On the other hand, given the Court’s rejection of the notion that a meal period must be authorized in every five-hour period worked (discussed above), the Court rejected as a matter of law the trial court’s certification of a meal period class premised on that theory. It held that “[a] grant or denial of class certification that rests in part on an erroneous legal assumption is error; without regard to whether such a certification might on other grounds be proper, it cannot stand.” So, though a trial court need not resolve all disputes as to the elements of a claim in resolving the class certification issue, the Court held that where a class definition is tethered to a theory of liability that has been clearly rejected, a trial court cannot certify on that basis. This ruling would appear to conflict with the Court’s discussion of the Fireside Bank doctrine and the “fairness perspective” offered earlier in connection with its analysis of the rest period class.

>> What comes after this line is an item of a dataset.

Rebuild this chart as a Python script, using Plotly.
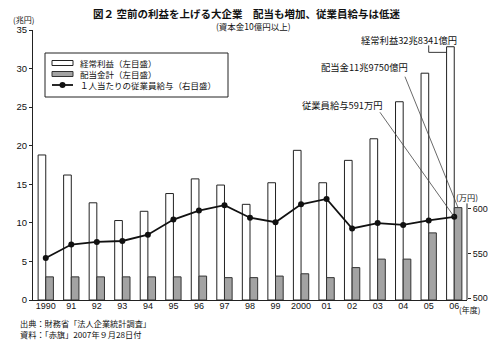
import numpy as np
import plotly.graph_objects as go

# ---------------- data ----------------
years = ['1990', '91', '92', '93', '94', '95', '96', '97', '98', '99',
         '2000', '01', '02', '03', '04', '05', '06']
keijo_rieki = [18.8, 16.2, 12.6, 10.3, 11.5, 13.8, 15.7, 14.9, 12.4, 15.2,
               19.4, 15.2, 18.1, 20.9, 25.7, 29.4, 32.83]          # 兆円
haito_kei = [3.0, 3.0, 3.0, 3.0, 3.0, 3.0, 3.1, 2.9, 2.9, 3.1,
             3.4, 2.9, 4.2, 5.3, 5.3, 8.7, 11.975]                 # 兆円
kyuyo = [545, 560, 563, 564, 571, 588, 598, 604, 590, 585,
         605, 611, 578, 584, 582, 587, 591]                        # 万円
left_ticks = [0, 5, 10, 15, 20, 25, 30, 35]
right_ticks = [500, 550, 600]
legend_labels = ["経常利益（左目盛）", "配当金計（左目盛）", "１人当たりの従業員給与（右目盛）"]
source_lines = ["出典：財務省「法人企業統計調査」", "資料：「赤旗」2007年９月28日付"]

x = np.arange(len(years))
last = len(years) - 1

CJK = "Noto Sans CJK JP"
NUM = "Liberation Sans"

fig = go.Figure()
fig.add_trace(go.Bar(
    x=x, y=keijo_rieki, name=legend_labels[0], offsetgroup="a",
    marker=dict(color="white", line=dict(color="#222", width=1)),
))
fig.add_trace(go.Bar(
    x=x, y=haito_kei, name=legend_labels[1], offsetgroup="b",
    marker=dict(color="#a3a3a3", line=dict(color="#333", width=1)),
))
fig.add_trace(go.Scatter(
    x=x, y=kyuyo, name=legend_labels[2], yaxis="y2",
    mode="lines+markers", line=dict(color="#111", width=1.8),
    marker=dict(color="#111", size=6),
))

# pixel helpers for layout-only items
L, T, W, H = 33, 30, 434, 270
def px(v): return (v - L) / W
def py(v): return (T + H - v) / H

annotations = [
    dict(text="<b>図２ 空前の利益を上げる大企業　配当も増加、従業員給与は低迷</b>",
         x=px(246.5), y=py(13.5), font=dict(size=10.5, family=CJK)),
    dict(text="(資本金10億円以上)", x=px(253), y=py(26), font=dict(size=8.5, family=CJK)),
    dict(text="(兆円)", x=px(23.5), y=py(19), font=dict(size=8, family=CJK)),
    dict(text="(万円)", x=px(467), y=py(196.5), font=dict(size=8.2, family=CJK)),
    dict(text="(年度)", x=px(457), y=py(309.5), xanchor="left", font=dict(size=8, family=CJK)),
    dict(text="<br>".join(source_lines), x=px(18), y=py(328), xanchor="left", align="left",
         font=dict(size=8.2, family=CJK)),
    # legend texts (one multi-line block)
    dict(text="<br>".join(legend_labels), x=px(77.5), y=py(74), xanchor="left", align="left",
         font=dict(size=8.5, family=CJK)),
]
for a in annotations:
    a.setdefault("xanchor", "center")
    a.update(xref="paper", yref="paper", yanchor="middle", showarrow=False, font_color="#111")

# callout labels in data coordinates
annotations += [
    dict(text="経常利益32兆8341億円", x=last - 1.77, y=33.7, xref="x", yref="y",
         xanchor="center", yanchor="middle",
         showarrow=False, font=dict(size=9.3, family=CJK, color="#111")),
    dict(text="配当金11兆9750億円", x=last - 3.51, y=30.24, xref="x", yref="y",
         xanchor="center", yanchor="middle",
         showarrow=False, font=dict(size=9.3, family=CJK, color="#111")),
    dict(text="従業員給与591万円", x=last - 4.38, y=25.28, xref="x", yref="y",
         xanchor="center", yanchor="middle",
         showarrow=False, font=dict(size=9.3, family=CJK, color="#111")),
]

shapes = [
    # legend box and samples
    dict(type="rect", xref="paper", yref="paper", x0=px(45), x1=px(228), y0=py(97), y1=py(53),
         line=dict(color="#222", width=1), fillcolor="rgba(0,0,0,0)"),
    dict(type="rect", xref="paper", yref="paper", x0=px(52), x1=px(73), y0=py(65.5), y1=py(60.5),
         line=dict(color="#222", width=1), fillcolor="white"),
    dict(type="rect", xref="paper", yref="paper", x0=px(52), x1=px(73), y0=py(76.5), y1=py(71.5),
         line=dict(color="#333", width=1), fillcolor="#a3a3a3"),
    dict(type="line", xref="paper", yref="paper", x0=px(52), x1=px(73), y0=py(85), y1=py(85),
         line=dict(color="#111", width=1.8)),
    dict(type="circle", xref="paper", yref="paper", x0=px(59.5), x1=px(65.5), y0=py(88), y1=py(82),
         line=dict(color="#111", width=0), fillcolor="#111"),
    # partial right axis line
    dict(type="line", xref="paper", yref="y2", x0=1, x1=1, y0=498, y1=606,
         line=dict(color="#222", width=1)),
    # bracket to 2006 keijo bar
    dict(type="line", xref="x", yref="y", x0=last - 1.0, x1=last - 1.0, y0=33.0, y1=32.1,
         line=dict(color="#222", width=0.9)),
    dict(type="line", xref="x", yref="y", x0=last - 1.0, x1=last - 0.3, y0=32.1, y1=32.1,
         line=dict(color="#222", width=0.9)),
    # leader line to 2006 haito bar
    dict(type="line", xref="x", yref="y", x0=last - 1.93, x1=last + 0.15, y0=28.95,
         y1=haito_kei[last], line=dict(color="#444", width=0.8)),
    # leader line to 2006 salary point
    dict(type="line", xref="x", yref="y2", x0=last - 2.91, x1=last, y0=708, y1=kyuyo[last],
         line=dict(color="#444", width=0.8)),
]

fig.update_layout(
    width=500, height=354,
    margin=dict(l=L, r=500 - L - W, t=T, b=354 - T - H),
    paper_bgcolor="white", plot_bgcolor="white",
    barmode="group", bargap=0.4, bargroupgap=0,
    showlegend=False,
    xaxis=dict(range=[-0.5, last + 0.5], tickmode="array", tickvals=x, ticktext=years,
               showgrid=False, zeroline=False, showline=True, linecolor="#222", linewidth=1,
               ticks="", ticklabelstandoff=-3, tickfont=dict(size=9, family=NUM, color="#111")),
    yaxis=dict(range=[0, 35], tickvals=left_ticks, showgrid=False, zeroline=False,
               showline=True, linecolor="#222", linewidth=1, ticks="outside", ticklen=3,
               tickcolor="#222", tickfont=dict(size=9.5, family=NUM, color="#111")),
    yaxis2=dict(range=[498, 800], overlaying="y", side="right", tickvals=right_ticks,
                showgrid=False, zeroline=False, showline=False, ticks="outside", ticklen=3,
                tickcolor="#222", tickfont=dict(size=9, family=NUM, color="#111")),
    annotations=annotations,
    shapes=shapes,
)

fig.write_html("out.html")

On the whole, the Brinker decision is a positive development for California employers, but raises additional and interesting issues concerning the amenability of claims with disputed elements to class treatment.
1Wage Order 5 governs the Public Housekeeping Industry, which includes restaurants. Because most other wage orders contain identical provisions regarding meal and rest periods, the Brinker ruling on meal and rest periods applies to the vast majority of California employers.